“Treat your password like your toothbrush. Don’t let anybody else use it, and get a new one every six months” – Clifford Stoll
Password best practices include:
- Length: at least eight characters
- Complexity: mix upper and lower case letters, numbers, and special characters such as !@#.
Don’t use a name (especially your own name or e-mail) or something recognizable, such as slang or any word allowable in Scrabble. You also need to be more inventive than 12345 or abcdef; passwords that typically top the easiest-to-decode list
Security experts recommend using a different password for every login. If you’re like me, that means regularly requesting resets for lost password or logins. Perhaps consider developing sets of passwords that you use at different sites, such as financial or social media categories. If you don’t want to use a password management tool, create a phrase to remember passwords. For example, use the initials from a line in an unforgettable song or quote. For example, to dream the impossible dream becomes 2DtImposD!! or something like that.

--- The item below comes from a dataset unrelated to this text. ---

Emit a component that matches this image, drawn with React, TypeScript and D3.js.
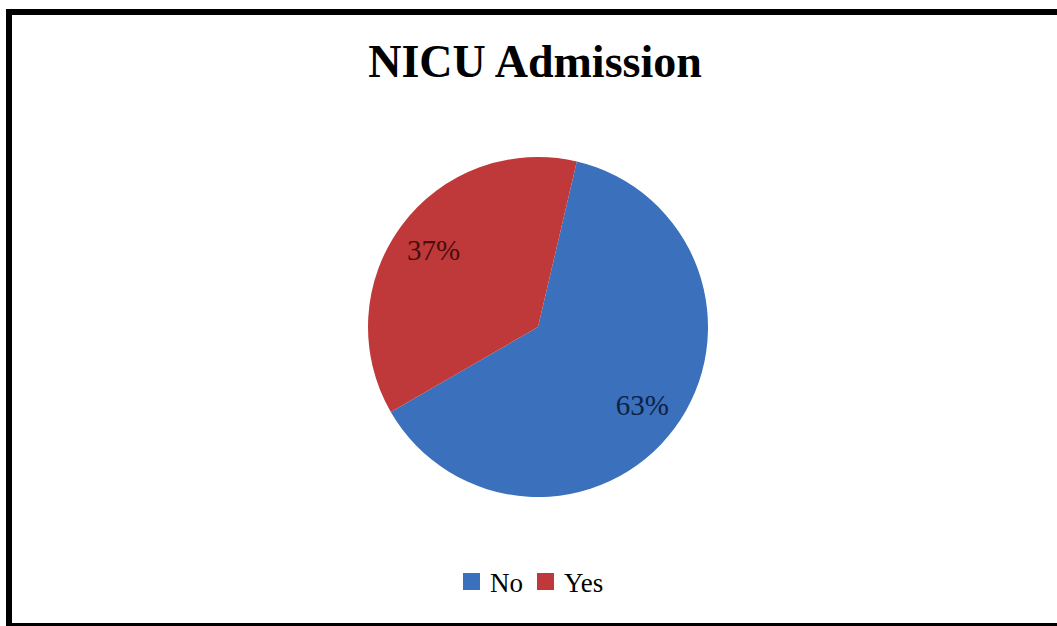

Improved password protection is on my NUTs (nagging unfinished tasks) list so I finally downloaded LastPass. So far, so good. Check out suggestions from PC Magazine. This link reviews the best password managers: http://www.pcmag.com/article2/0,2817,2407168,00.asp
The key to good passwords: make them memorable for you and impenetrable for others. Simple isn’t necessarily easy, but it is important for peace of mind.